In its lawsuit, the AEF argues that Asian-American students have lost “more than a fifth of the seats at each program” since the admissions process was changed in 2017, while Black and Hispanic students have “benefited from the changes.”
“The county’s admissions process discriminates against Asian American students,” Christopher Kieser, an attorney at Pacific Legal Foundation (PLF), said in a PLF article. “Every child should have the same opportunity to access the magnet schools, and the county can’t take their race into account when deciding who can attend those schools. Doing so violates the students’ constitutional rights.”
A 2016 report submitted to the BOE found that middle school magnet programs admitted white and Asian students at higher rates than their Black and Hispanic peers. As a result, the BoE implemented a new admissions process for its magnet middle schools.
In 2017, the admissions process began considering students’ home school “peer groups.” According to a Bethesda Magazine article, “students are considered less favorably for a seat if there are 20 or more gifted classmates at their home schools.”
BOE officials reasoned that students whose assigned high schools contain a large population of high-achieving students had academic environments and peers that would be similarly intellectually challenged and grouped. However, students without similarly advanced peers at their home high schools had a “greater need for magnet programs.”
The AEF argues that the changes “were targeted to reduce the percentage of Asian-American students who enroll in the magnet middle school programs, with the ultimate goal of racially balancing these schools according to the racial demographics of Montgomery County,” in their complaint introduction to the U.S District Court of Maryland.

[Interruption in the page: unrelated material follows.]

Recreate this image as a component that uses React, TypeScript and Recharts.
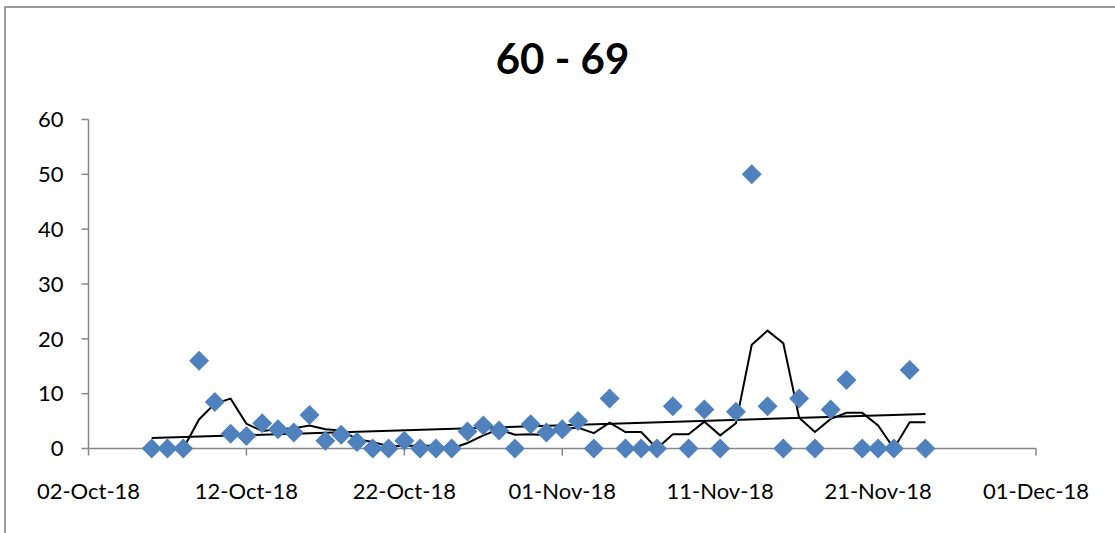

Last December, the county introduced yet another new magnet middle school admissions process, partially due to the COVID-19 pandemic and limited testing reliance.
Students who “demonstrate a need for enriched and accelerated programming” are placed into a lottery pool, and then selected for either their respective regional middle school programs or enrichment courses at their local middle schools. “Students in [the] pool will be guaranteed enrichment and acceleration,” according to an MCPS FAQ document.
MCPS maintains that the new process, and all previous processes, are race-blind and based on multiple academic measures, such as grades and standardized test scores.